To add to our viewing pleasure, we were lucky enough to be in the centre of Row A, which means that so much of the acting is going on at your eye level, very close and with no obstacles. I love that feeling of being so physically involved in the play that the actors spit on you. One particularly memorable moment was when Robert’s friends all start ganging up on him, getting closer and closer with their pesky birthday cake, their intimidating eyes starting to narrow as they get more and more intent on corrupting him with their marriedness. They were looking right at me – I could feel his pain. It’s no wonder the poor chap fled from them.

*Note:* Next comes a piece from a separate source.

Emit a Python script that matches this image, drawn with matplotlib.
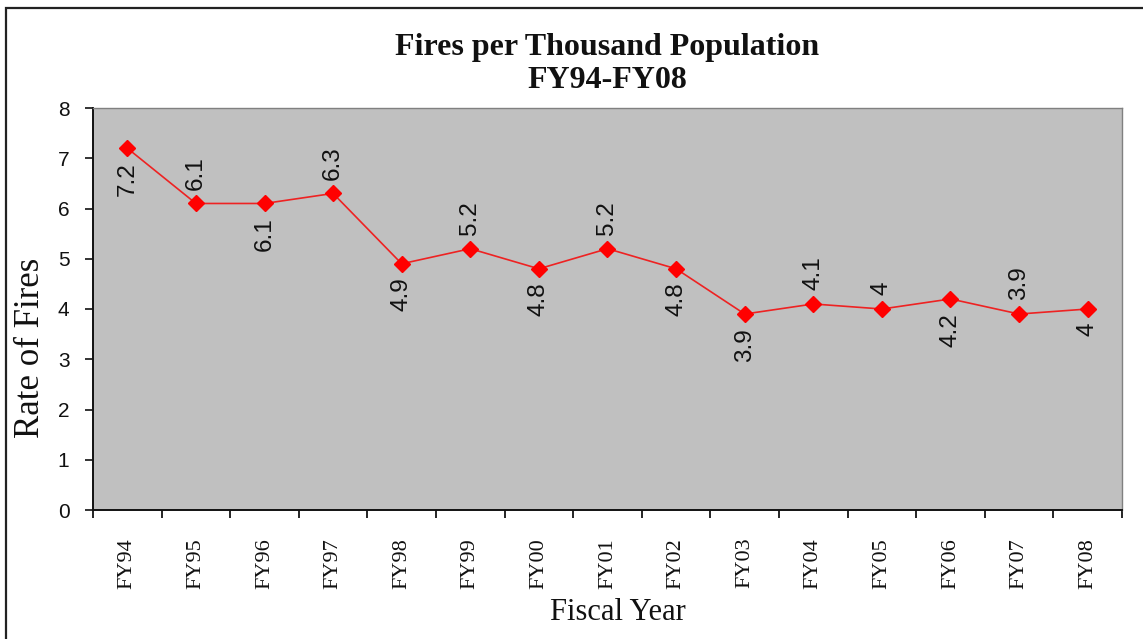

There are some great musical highlights – the way Joanne sings “The Little Things You Do Together” in segments as it reflects the activity on stage; Marta’s broad sweep of urban survival in “Another Hundred People”; Amy’s hilarious but tragic “Getting Married Today”; Joanne’s savage “Ladies who Lunch”; and Bobby’s brilliant interpretation of “Being Alive”, as well as the show-stopping presentation of “Side by Side by Side”. But it’s not just a series of highlights; the whole thing meshes together wonderfully as a whole, and you come away from the show feeling satisfied that you’ve experienced top quality solid entertainment. A super production, that deserves a life hereafter.